Quote the listing below in its entirety, omitting every image.

- _COLLECTED DATA_:
.....
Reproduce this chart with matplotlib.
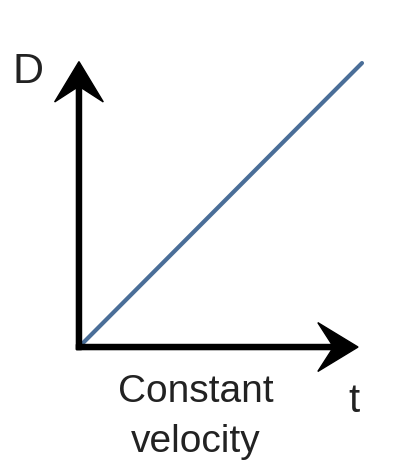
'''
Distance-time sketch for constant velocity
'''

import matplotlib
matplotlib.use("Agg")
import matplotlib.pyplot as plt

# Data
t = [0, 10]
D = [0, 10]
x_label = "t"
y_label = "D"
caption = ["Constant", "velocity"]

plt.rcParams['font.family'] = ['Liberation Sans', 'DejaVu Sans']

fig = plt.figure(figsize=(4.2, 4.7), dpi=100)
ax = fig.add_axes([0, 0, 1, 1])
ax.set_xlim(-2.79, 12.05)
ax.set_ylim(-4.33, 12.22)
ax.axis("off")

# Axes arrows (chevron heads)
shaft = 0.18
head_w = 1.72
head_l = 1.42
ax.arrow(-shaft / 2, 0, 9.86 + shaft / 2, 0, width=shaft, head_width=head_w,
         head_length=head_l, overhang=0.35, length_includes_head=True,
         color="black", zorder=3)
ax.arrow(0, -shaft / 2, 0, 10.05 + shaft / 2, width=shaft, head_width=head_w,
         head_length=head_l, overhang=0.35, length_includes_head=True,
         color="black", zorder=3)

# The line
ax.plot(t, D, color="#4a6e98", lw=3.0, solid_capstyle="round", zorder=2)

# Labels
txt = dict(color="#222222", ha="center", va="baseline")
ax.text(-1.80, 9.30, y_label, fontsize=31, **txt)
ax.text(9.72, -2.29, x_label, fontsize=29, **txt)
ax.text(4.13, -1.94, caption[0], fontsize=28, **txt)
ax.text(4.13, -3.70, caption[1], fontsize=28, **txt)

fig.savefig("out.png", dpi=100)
.....
- _EXERCISE RESULT_:
Reproduce this chart with matplotlib.
'''
Distance-time sketch for constant velocity
'''

import matplotlib
matplotlib.use("Agg")
import matplotlib.pyplot as plt

# Data
t = [0, 10]
D = [0, 10]
x_label = "t"
y_label = "D"
caption = ["Constant", "velocity"]

plt.rcParams['font.family'] = ['Liberation Sans', 'DejaVu Sans']

fig = plt.figure(figsize=(4.2, 4.7), dpi=100)
ax = fig.add_axes([0, 0, 1, 1])
ax.set_xlim(-2.79, 12.05)
ax.set_ylim(-4.33, 12.22)
ax.axis("off")

# Axes arrows (chevron heads)
shaft = 0.18
head_w = 1.72
head_l = 1.42
ax.arrow(-shaft / 2, 0, 9.86 + shaft / 2, 0, width=shaft, head_width=head_w,
         head_length=head_l, overhang=0.35, length_includes_head=True,
         color="black", zorder=3)
ax.arrow(0, -shaft / 2, 0, 10.05 + shaft / 2, width=shaft, head_width=head_w,
         head_length=head_l, overhang=0.35, length_includes_head=True,
         color="black", zorder=3)

# The line
ax.plot(t, D, color="#4a6e98", lw=3.0, solid_capstyle="round", zorder=2)

# Labels
txt = dict(color="#222222", ha="center", va="baseline")
ax.text(-1.80, 9.30, y_label, fontsize=31, **txt)
ax.text(9.72, -2.29, x_label, fontsize=29, **txt)
ax.text(4.13, -1.94, caption[0], fontsize=28, **txt)
ax.text(4.13, -3.70, caption[1], fontsize=28, **txt)

fig.savefig("out.png", dpi=100)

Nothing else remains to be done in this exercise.